THE TASK: Extract the lines from the start through the line that holds "from matplotlib.ticker import", both included, omitting all images.

DATA PROVIDED:
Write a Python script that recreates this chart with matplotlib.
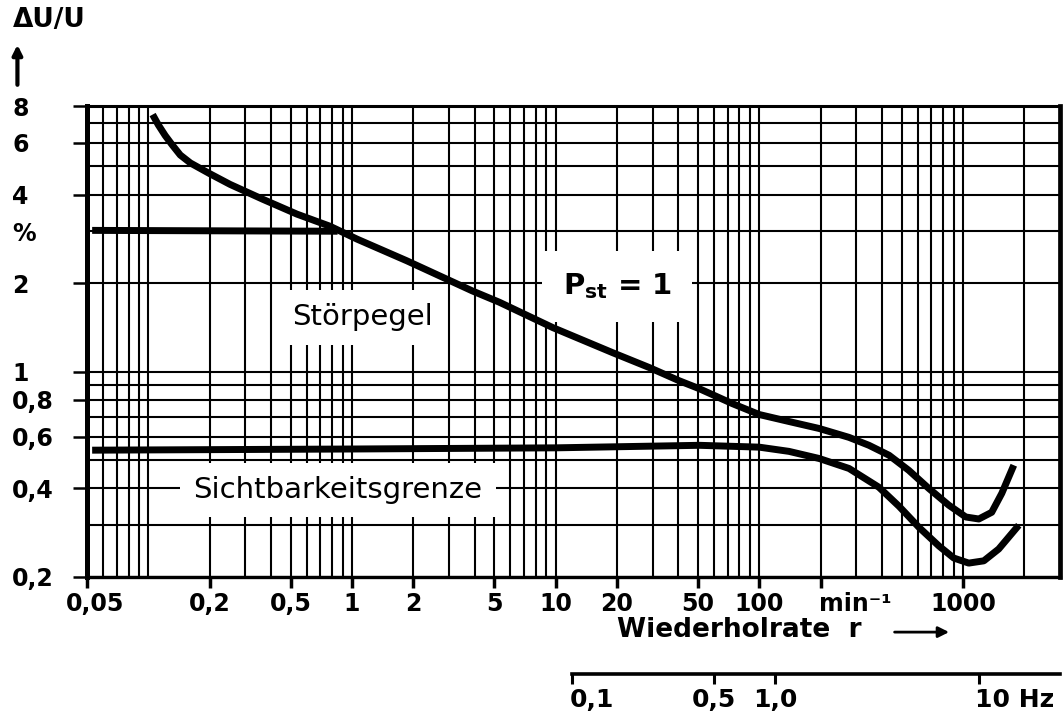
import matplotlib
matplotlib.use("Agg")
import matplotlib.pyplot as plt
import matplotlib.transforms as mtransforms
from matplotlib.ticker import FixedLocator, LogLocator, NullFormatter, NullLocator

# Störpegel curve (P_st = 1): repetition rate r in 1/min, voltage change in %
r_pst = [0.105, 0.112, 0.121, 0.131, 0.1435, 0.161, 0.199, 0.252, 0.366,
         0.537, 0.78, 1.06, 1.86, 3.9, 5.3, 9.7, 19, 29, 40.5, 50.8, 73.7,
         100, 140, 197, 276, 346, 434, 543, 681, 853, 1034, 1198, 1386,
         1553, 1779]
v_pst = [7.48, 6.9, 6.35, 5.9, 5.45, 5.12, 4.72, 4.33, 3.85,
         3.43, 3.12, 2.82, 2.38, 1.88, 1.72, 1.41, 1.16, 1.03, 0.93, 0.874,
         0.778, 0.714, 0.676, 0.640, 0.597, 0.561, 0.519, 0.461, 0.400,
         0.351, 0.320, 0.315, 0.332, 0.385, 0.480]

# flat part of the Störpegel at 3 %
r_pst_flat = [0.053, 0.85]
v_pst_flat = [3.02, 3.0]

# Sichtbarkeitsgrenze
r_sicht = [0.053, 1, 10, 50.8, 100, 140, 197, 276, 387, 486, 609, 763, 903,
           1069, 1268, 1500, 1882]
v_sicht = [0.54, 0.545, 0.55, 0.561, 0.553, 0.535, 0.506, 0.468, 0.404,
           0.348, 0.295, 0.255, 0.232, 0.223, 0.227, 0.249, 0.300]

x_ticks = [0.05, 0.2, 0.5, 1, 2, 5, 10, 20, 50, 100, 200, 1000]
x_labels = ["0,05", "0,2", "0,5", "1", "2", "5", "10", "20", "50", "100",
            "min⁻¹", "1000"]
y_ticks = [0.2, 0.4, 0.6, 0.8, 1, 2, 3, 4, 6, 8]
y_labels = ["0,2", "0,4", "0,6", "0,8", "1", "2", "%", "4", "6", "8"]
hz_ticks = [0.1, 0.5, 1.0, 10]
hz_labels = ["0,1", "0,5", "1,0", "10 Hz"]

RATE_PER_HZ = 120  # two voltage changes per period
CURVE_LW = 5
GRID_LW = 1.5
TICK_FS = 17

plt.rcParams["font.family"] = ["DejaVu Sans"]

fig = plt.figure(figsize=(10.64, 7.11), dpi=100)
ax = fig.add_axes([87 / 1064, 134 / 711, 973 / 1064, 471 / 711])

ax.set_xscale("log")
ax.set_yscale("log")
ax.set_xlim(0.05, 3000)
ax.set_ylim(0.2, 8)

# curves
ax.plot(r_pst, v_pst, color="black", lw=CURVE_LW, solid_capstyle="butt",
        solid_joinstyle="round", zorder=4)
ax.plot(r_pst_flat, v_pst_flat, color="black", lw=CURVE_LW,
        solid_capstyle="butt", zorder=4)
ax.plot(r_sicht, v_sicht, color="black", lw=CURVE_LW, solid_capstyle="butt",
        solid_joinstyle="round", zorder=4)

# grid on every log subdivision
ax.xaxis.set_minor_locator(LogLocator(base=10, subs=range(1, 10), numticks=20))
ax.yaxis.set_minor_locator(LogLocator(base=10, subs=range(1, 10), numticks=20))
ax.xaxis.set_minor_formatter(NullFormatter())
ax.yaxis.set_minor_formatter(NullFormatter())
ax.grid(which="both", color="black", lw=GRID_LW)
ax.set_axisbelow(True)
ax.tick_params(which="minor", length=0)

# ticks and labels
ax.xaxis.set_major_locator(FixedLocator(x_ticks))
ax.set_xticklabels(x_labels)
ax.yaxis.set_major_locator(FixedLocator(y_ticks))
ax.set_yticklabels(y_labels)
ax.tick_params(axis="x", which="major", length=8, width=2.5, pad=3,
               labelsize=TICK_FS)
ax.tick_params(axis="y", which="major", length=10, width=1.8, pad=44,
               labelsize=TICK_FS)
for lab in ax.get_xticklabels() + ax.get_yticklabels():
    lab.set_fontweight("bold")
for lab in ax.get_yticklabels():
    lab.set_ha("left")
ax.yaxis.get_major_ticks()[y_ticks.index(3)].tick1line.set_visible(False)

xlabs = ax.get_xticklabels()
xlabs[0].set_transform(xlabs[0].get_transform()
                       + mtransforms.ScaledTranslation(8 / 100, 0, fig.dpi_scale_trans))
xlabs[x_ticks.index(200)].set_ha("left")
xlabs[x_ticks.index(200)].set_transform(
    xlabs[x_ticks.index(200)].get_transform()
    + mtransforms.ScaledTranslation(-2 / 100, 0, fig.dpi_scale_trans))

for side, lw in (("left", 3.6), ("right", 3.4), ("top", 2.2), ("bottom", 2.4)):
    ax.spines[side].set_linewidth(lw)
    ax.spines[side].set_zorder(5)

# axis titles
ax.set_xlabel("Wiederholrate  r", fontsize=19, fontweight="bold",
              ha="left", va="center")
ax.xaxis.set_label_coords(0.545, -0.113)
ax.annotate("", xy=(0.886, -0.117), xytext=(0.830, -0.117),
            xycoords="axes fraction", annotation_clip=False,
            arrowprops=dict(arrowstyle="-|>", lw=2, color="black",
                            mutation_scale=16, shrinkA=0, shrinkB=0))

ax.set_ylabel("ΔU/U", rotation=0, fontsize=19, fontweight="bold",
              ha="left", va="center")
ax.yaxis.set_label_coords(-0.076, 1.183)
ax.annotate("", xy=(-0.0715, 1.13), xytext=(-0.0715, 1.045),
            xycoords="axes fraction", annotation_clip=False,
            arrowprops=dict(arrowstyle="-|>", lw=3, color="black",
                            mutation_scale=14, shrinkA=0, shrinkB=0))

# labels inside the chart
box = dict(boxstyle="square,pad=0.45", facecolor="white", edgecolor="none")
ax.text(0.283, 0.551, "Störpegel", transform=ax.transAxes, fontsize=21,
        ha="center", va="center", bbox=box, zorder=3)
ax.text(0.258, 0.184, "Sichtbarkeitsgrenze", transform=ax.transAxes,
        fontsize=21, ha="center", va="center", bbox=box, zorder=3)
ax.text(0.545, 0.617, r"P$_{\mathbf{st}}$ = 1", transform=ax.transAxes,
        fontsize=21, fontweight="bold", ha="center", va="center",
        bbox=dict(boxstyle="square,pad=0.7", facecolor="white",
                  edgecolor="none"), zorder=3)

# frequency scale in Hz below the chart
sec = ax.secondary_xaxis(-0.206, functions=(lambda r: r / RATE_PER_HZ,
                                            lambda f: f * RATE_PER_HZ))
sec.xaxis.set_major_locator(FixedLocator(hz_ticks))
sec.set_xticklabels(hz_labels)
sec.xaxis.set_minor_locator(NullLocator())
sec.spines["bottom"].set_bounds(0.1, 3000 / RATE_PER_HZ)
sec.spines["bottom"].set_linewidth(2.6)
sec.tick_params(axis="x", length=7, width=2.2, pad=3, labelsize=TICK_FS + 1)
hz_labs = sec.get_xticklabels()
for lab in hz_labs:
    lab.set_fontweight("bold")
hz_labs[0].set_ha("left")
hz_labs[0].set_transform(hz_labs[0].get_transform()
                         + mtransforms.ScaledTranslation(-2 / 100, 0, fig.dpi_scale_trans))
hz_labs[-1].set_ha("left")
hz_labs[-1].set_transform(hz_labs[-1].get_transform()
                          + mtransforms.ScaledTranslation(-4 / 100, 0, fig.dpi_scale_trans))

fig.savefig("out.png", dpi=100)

ANSWER TO THIS EXERCISE:
Write a Python script that recreates this chart with matplotlib.
import matplotlib
matplotlib.use("Agg")
import matplotlib.pyplot as plt
import matplotlib.transforms as mtransforms
from matplotlib.ticker import FixedLocator, LogLocator, NullFormatter, NullLocator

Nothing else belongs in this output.